La multitude de personnages, l'opposition des forces en présence, puis la menace potentielle de l'artefact découvert porte clairement le film sur le terrain du genre catastrophe, dont l'âge d'or ne débutera qu'à l'orée 1970. Les monstres de l'espace brille notamment par une scène de bousculade d'anthologie dans le dernier tiers, la presse et le public ayant été conviés dans la bouche de métro, au moment où se produit un phénomène destructeur.

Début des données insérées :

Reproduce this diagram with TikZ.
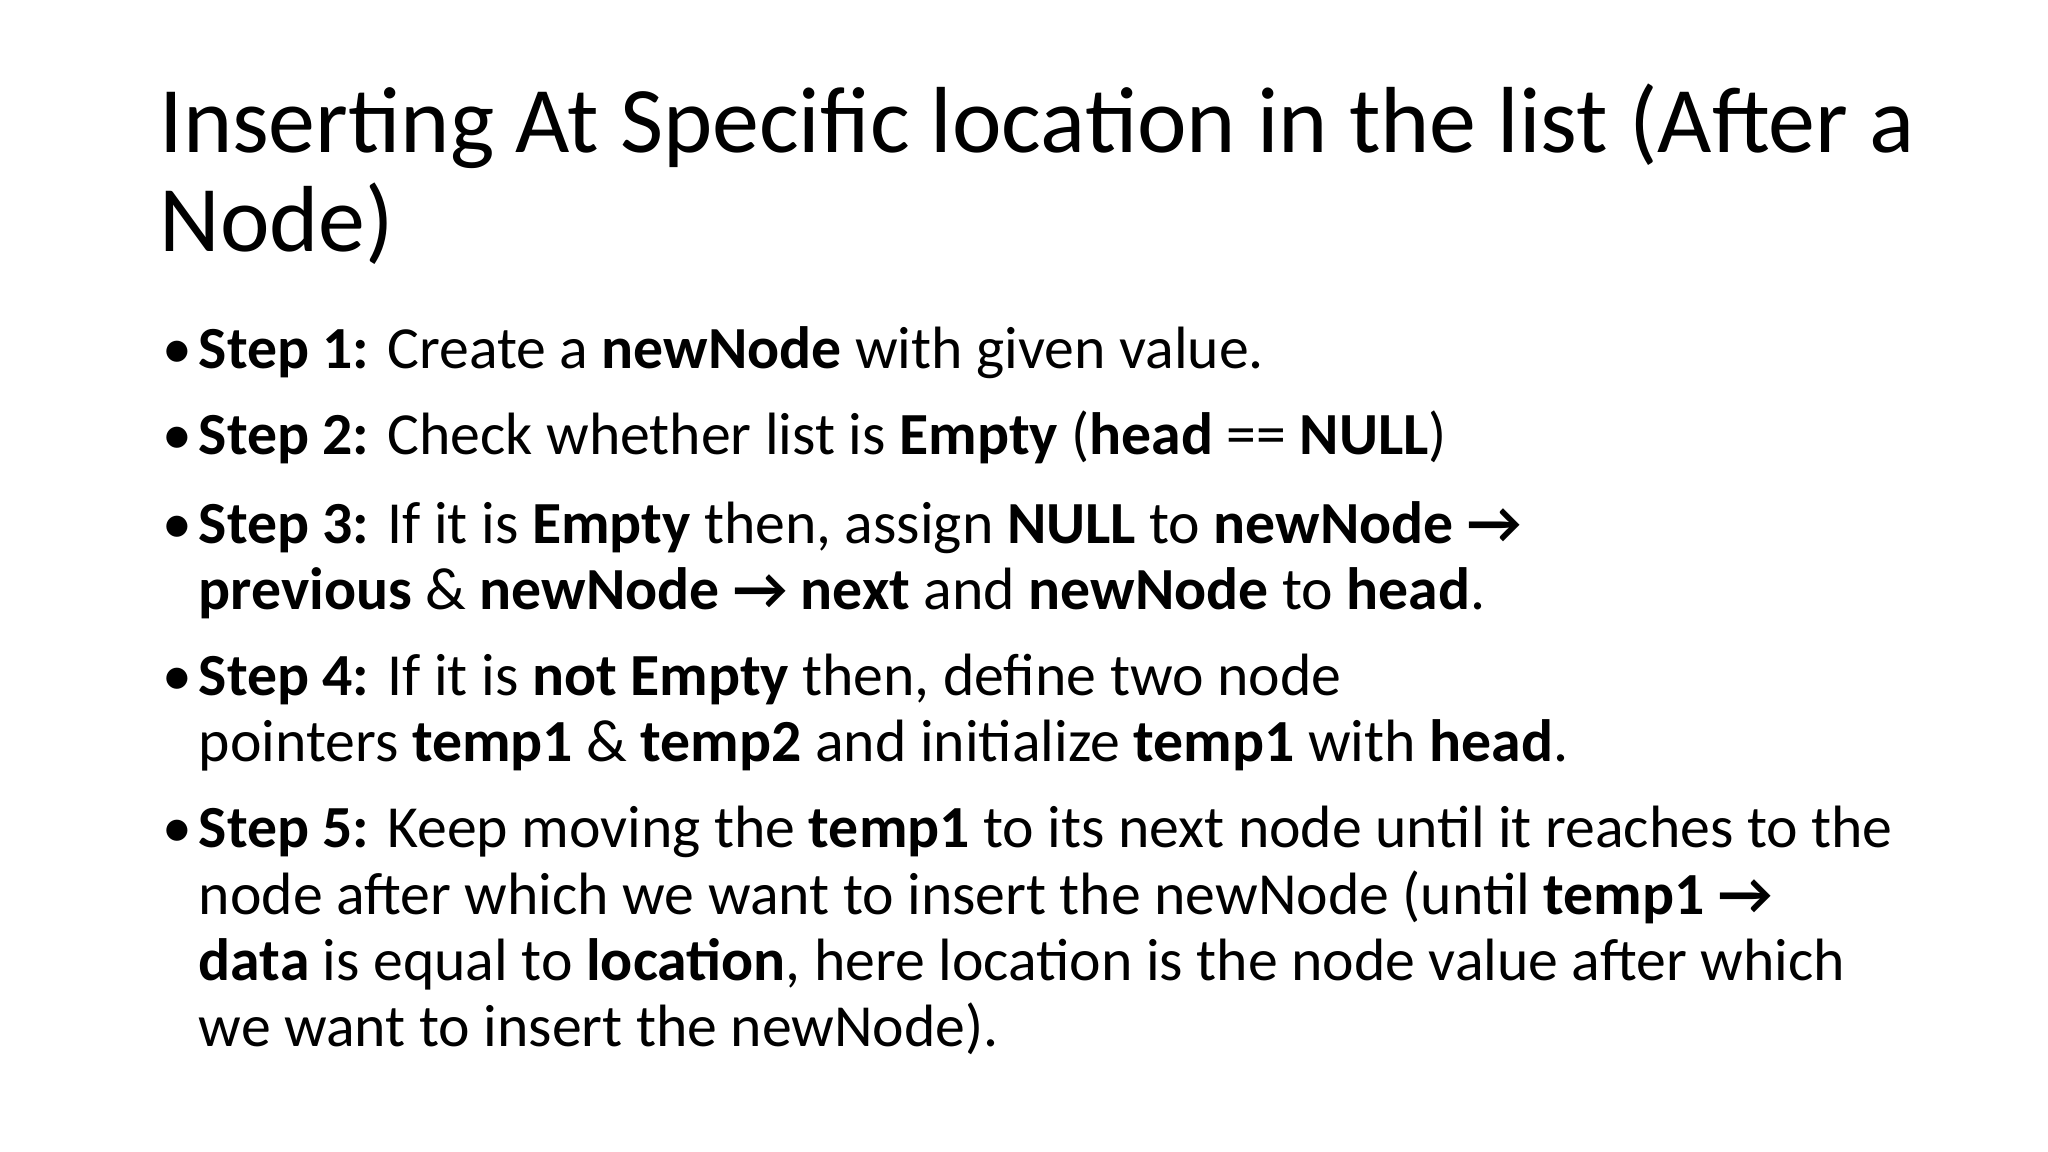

Pas effrayé par l'ampleur de la narration, Kneale remonte tout simplement aux origines de l'humanité pour chambouler la tradition darwiniste. Ouvrant sur une intrigue d'une rare richesse, Kneale introduit des créatures présentes sur Terre depuis des millénaires, faisant évoluer l'homme -ou expérimentant sur les autralopithèques - vers ce qu'il est aujourd'hui, les aliens étant aussi responsable de toutes les superstitions du monde. Magie, sorcellerie, esprits frappeurs : les thèmes du film nous rappellent à quel point les responsables de la Hammer étaient versés dans l'occulte, eux qui sortiront l'année suivante un des chef-d’œuvre de Terence Fisher, Les vierges de Satan (The devil rides out). Comme dans le premier film, une des clés du mystère sera dévoilée lors d'une projection de film retrouvé, qui laisse cependant voir des effets spéciaux d'une pauvreté sans appel. Ce sera malheureusement là où le bât blesse durant tout le film, les révélations tonitruantes du film étant très souvent désamorcées par une cassure de la suspension d'incrédulité particulièrement chère au cinéma fantastique. Roy Ward Baker n'a cependant pas démérité en livrant un spectacle cohérent avec les deux autres opus de la saga, et et ne manquant pas d'émouvoir -la musique stressante de James Bernard étant ici remplacée par celle de Tristram Cary, plus mélancolique et tragique. Bref, un Hammer film comme on les aime, old school mais pas dépassé.